### Source data ###
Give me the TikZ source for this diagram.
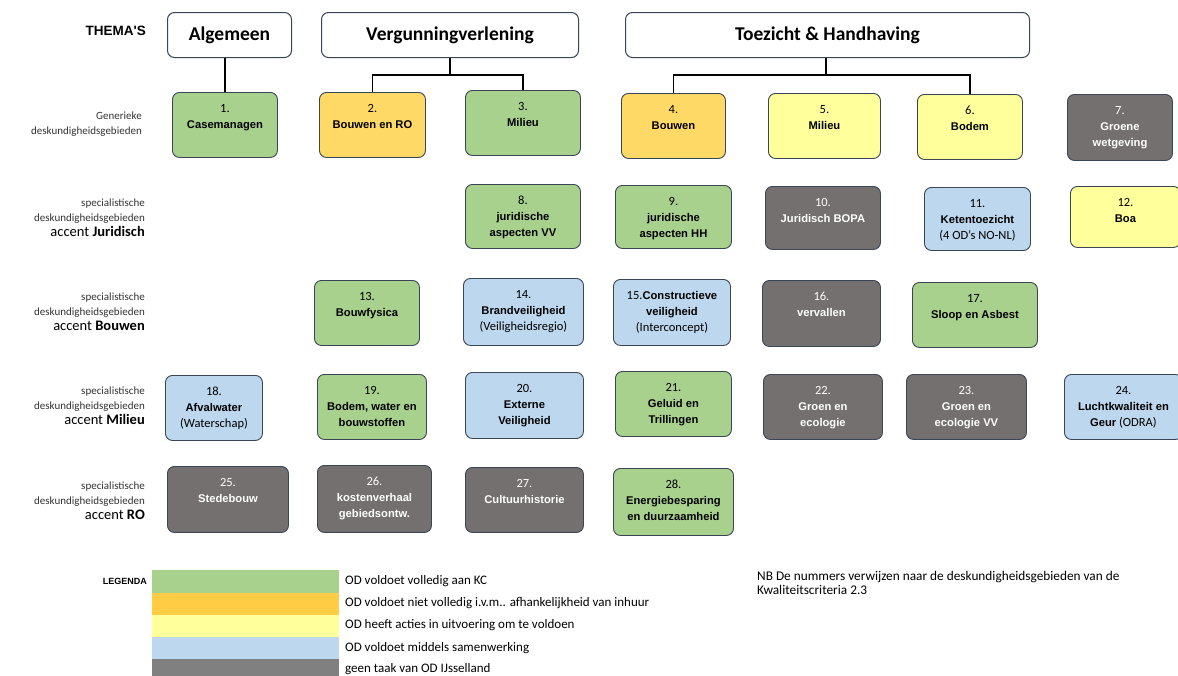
\documentclass[tikz,border=0pt]{standalone}
\usepackage{fontspec}
\setmainfont{Carlito}
\newfontfamily\bsans{Liberation Sans}
\definecolor{kgreen}{HTML}{A9D18E}
\definecolor{korange}{HTML}{FFD966}
\definecolor{lorange}{HTML}{FFCC44}
\definecolor{kyellow}{HTML}{FFFF9C}
\definecolor{kblue}{HTML}{BDD7EE}
\definecolor{kgrey}{HTML}{757070}
\definecolor{lgrey}{HTML}{808080}
\definecolor{kborder}{HTML}{3A4556}
\definecolor{labtext}{HTML}{333333}
\tikzset{
  kb/.style={draw=kborder, line width=0.9pt, rounded corners=7pt, inner sep=0pt},
  gbox/.style={kb, fill=kgreen},
  obox/.style={kb, fill=korange},
  ybox/.style={kb, fill=kyellow},
  bbox/.style={kb, fill=kblue},
  dbox/.style={kb, fill=kgrey},
  themebox/.style={draw=kborder, line width=1pt, rounded corners=7pt, fill=white, inner sep=0pt,
     font=\fontsize{19.5}{22}\selectfont\bfseries},
  boxtext/.style={align=center, inner sep=0pt, font=\fontsize{12.5}{16}\selectfont},
  rowlab/.style={align=right, anchor=east, inner sep=0pt, text=labtext, font=\fontsize{11}{15}\selectfont},
  conn/.style={draw=black, line width=1.2pt},
  legtext/.style={anchor=west, inner sep=0pt, font=\fontsize{13}{15}\selectfont},
}
\newcommand\nm[1]{{\bsans\bfseries\fontsize{11.2}{16}\selectfont #1}}
\newcommand\acc[1]{{\fontsize{14.5}{16}\selectfont\color{black} accent \textbf{#1}}}
% name, x1, y1, x2, y2, style, text colour, text
\newcommand\kbox[8]{%
  \node[#6, minimum width={#4-#2}, minimum height={#5-#3}, anchor=north west] (#1) at (#2,#3) {};
  \node[boxtext, text=#7, anchor=north] (#1t) at ([yshift=-12pt]#1.north) {#8};}
\begin{document}
\begin{tikzpicture}[x=1pt,y=-1pt]
\useasboundingbox[fill=white] (0,0) rectangle (1178,675);

% themes
\node[font=\bsans\bfseries\fontsize{13.5}{15}\selectfont, anchor=east, inner sep=0pt] (thema) at (146,31) {THEMA'S};
\node[themebox, minimum width=124, minimum height=45, anchor=north west] (alg) at (167,12) {Algemeen};
\node[themebox, minimum width=257, minimum height=45, anchor=north west] (verg) at (321,12) {Vergunningverlening};
\node[themebox, minimum width=404, minimum height=45, anchor=north west] (toez) at (625,12) {Toezicht \& Handhaving};

% row labels
\node[rowlab] (l1) at (142,124) {Generieke\\deskundigheidsgebieden};
\node[rowlab] (l2) at (145,218) {specialistische\\deskundigheidsgebieden\\\acc{Juridisch}};
\node[rowlab] (l3) at (145,312) {specialistische\\deskundigheidsgebieden\\\acc{Bouwen}};
\node[rowlab] (l4) at (145,406) {specialistische\\deskundigheidsgebieden\\\acc{Milieu}};
\node[rowlab] (l5) at (145,501) {specialistische\\deskundigheidsgebieden\\\acc{RO}};

% row 1
\kbox{b1}{172}{92}{277}{157}{gbox}{black}{1.\\\nm{Casemanagen}}
\kbox{b2}{319}{92}{425}{157}{obox}{black}{2.\\\nm{Bouwen en RO}}
\kbox{b3}{465}{90}{580}{155}{gbox}{black}{3.\\\nm{Milieu}}
\kbox{b4}{621}{93}{725}{158}{obox}{black}{4.\\\nm{Bouwen}}
\kbox{b5}{768}{93}{880}{158}{ybox}{black}{5.\\\nm{Milieu}}
\kbox{b6}{917}{94}{1022}{159}{ybox}{black}{6.\\\nm{Bodem}}
\kbox{b7}{1067}{94}{1172}{160}{dbox}{white}{7.\\\nm{Groene}\\\nm{wetgeving}}

% row 2
\kbox{b8}{465}{184}{580}{248}{gbox}{black}{8.\\\nm{juridische}\\\nm{aspecten VV}}
\kbox{b9}{615}{185}{731}{248}{gbox}{black}{9.\\\nm{juridische}\\\nm{aspecten HH}}
\kbox{b10}{765}{186}{880}{249}{dbox}{white}{10.\\\nm{Juridisch BOPA}}
\kbox{b11}{924}{187}{1030}{250}{bbox}{black}{11.\\\nm{Ketentoezicht}\\(4 OD's NO-NL)}
\kbox{b12}{1070}{186}{1180}{247}{ybox}{black}{12.\\\nm{Boa}}

% row 3
\kbox{b13}{314}{280}{419}{345}{gbox}{black}{13.\\\nm{Bouwfysica}}
\kbox{b14}{463}{278}{583}{345}{bbox}{black}{14.\\\nm{Brandveiligheid}\\(Veiligheidsregio)}
\kbox{b15}{613}{279}{730}{345}{bbox}{black}{15.\nm{Constructieve}\\\nm{veiligheid}\\(Interconcept)}
\kbox{b16}{762}{280}{880}{346}{dbox}{white}{16.\\\nm{vervallen}}
\kbox{b17}{912}{282}{1037}{347}{gbox}{black}{17.\\\nm{Sloop en Asbest}}

% row 4
\kbox{b18}{165}{375}{262}{440}{bbox}{black}{18.\\\nm{Afvalwater}\\(Waterschap)}
\kbox{b19}{317}{374}{426}{439}{gbox}{black}{19.\\\nm{Bodem, water en}\\\nm{bouwstoffen}}
\kbox{b20}{465}{372}{583}{438}{bbox}{black}{20.\\\nm{Externe}\\\nm{Veiligheid}}
\kbox{b21}{615}{371}{731}{436}{gbox}{black}{21.\\\nm{Geluid en}\\\nm{Trillingen}}
\kbox{b22}{763}{374}{882}{439}{dbox}{white}{22.\\\nm{Groen en}\\\nm{ecologie}}
\kbox{b23}{906}{374}{1026}{439}{dbox}{white}{23.\\\nm{Groen en}\\\nm{ecologie VV}}
\kbox{b24}{1064}{374}{1182}{439}{bbox}{black}{24.\\\nm{Luchtkwaliteit en}\\\nm{Geur} (ODRA)}

% row 5
\kbox{b25}{167}{466}{288}{532}{dbox}{white}{25.\\\nm{Stedebouw}}
\kbox{b26}{317}{465}{431}{532}{dbox}{white}{26.\\\nm{kostenverhaal}\\\nm{gebiedsontw.}}
\kbox{b27}{465}{467}{583}{532}{dbox}{white}{27.\\\nm{Cultuurhistorie}}
\kbox{b28}{613}{468}{733}{535}{gbox}{black}{28.\\\nm{Energiebesparing}\\\nm{en duurzaamheid}}

% connectors
\draw[conn] (alg.south -| b1.north) -- (b1.north);
\coordinate (vj) at (450,75);
\draw[conn] (verg.south -| vj) -- (vj);
\draw[conn] (b2.north) |- (vj) -| (b3.north);
\coordinate (tj) at (826,75);
\draw[conn] (toez.south -| tj) -- (tj);
\draw[conn] (b4.north) |- (tj) -| (b6.north);

% legend
\node[font=\bsans\bfseries\fontsize{9}{10}\selectfont, anchor=east, inner sep=0pt] (leg) at (147,581) {LEGENDA};
\fill[kgreen] (152,570) rectangle (339,593);
\fill[lorange] (152,593) rectangle (339,615);
\fill[kyellow] (152,615) rectangle (339,637);
\fill[kblue] (152,637) rectangle (339,659);
\fill[lgrey] (152,659) rectangle (339,677);
\node[legtext] (lt1) at (345,581) {OD voldoet volledig aan KC};
\node[legtext] (lt2) at (345,603) {OD voldoet niet volledig i.v.m.. afhankelijkheid van inhuur};
\node[legtext] (lt3) at (345,625) {OD heeft acties in uitvoering om te voldoen};
\node[legtext] (lt4) at (345,648) {OD voldoet middels samenwerking};
\node[legtext] (lt5) at (345,669) {geen taak van OD IJsselland};

% note
\node[anchor=north west, align=left, inner sep=0pt, font=\fontsize{13.3}{14.5}\selectfont] (nb) at (757,571)
  {NB De nummers verwijzen naar de deskundigheidsgebieden van de\\Kwaliteitscriteria 2.3};
\end{tikzpicture}
\end{document}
###
Stated problem: Write out exactly the opening lines of the data, stopping after the line that holds "(0,0) rectangle (1178,675);". Exclude pictures.

Result of the exercise:
Give me the TikZ source for this diagram.
\documentclass[tikz,border=0pt]{standalone}
\usepackage{fontspec}
\setmainfont{Carlito}
\newfontfamily\bsans{Liberation Sans}
\definecolor{kgreen}{HTML}{A9D18E}
\definecolor{korange}{HTML}{FFD966}
\definecolor{lorange}{HTML}{FFCC44}
\definecolor{kyellow}{HTML}{FFFF9C}
\definecolor{kblue}{HTML}{BDD7EE}
\definecolor{kgrey}{HTML}{757070}
\definecolor{lgrey}{HTML}{808080}
\definecolor{kborder}{HTML}{3A4556}
\definecolor{labtext}{HTML}{333333}
\tikzset{
  kb/.style={draw=kborder, line width=0.9pt, rounded corners=7pt, inner sep=0pt},
  gbox/.style={kb, fill=kgreen},
  obox/.style={kb, fill=korange},
  ybox/.style={kb, fill=kyellow},
  bbox/.style={kb, fill=kblue},
  dbox/.style={kb, fill=kgrey},
  themebox/.style={draw=kborder, line width=1pt, rounded corners=7pt, fill=white, inner sep=0pt,
     font=\fontsize{19.5}{22}\selectfont\bfseries},
  boxtext/.style={align=center, inner sep=0pt, font=\fontsize{12.5}{16}\selectfont},
  rowlab/.style={align=right, anchor=east, inner sep=0pt, text=labtext, font=\fontsize{11}{15}\selectfont},
  conn/.style={draw=black, line width=1.2pt},
  legtext/.style={anchor=west, inner sep=0pt, font=\fontsize{13}{15}\selectfont},
}
\newcommand\nm[1]{{\bsans\bfseries\fontsize{11.2}{16}\selectfont #1}}
\newcommand\acc[1]{{\fontsize{14.5}{16}\selectfont\color{black} accent \textbf{#1}}}
% name, x1, y1, x2, y2, style, text colour, text
\newcommand\kbox[8]{%
  \node[#6, minimum width={#4-#2}, minimum height={#5-#3}, anchor=north west] (#1) at (#2,#3) {};
  \node[boxtext, text=#7, anchor=north] (#1t) at ([yshift=-12pt]#1.north) {#8};}
\begin{document}
\begin{tikzpicture}[x=1pt,y=-1pt]
\useasboundingbox[fill=white] (0,0) rectangle (1178,675);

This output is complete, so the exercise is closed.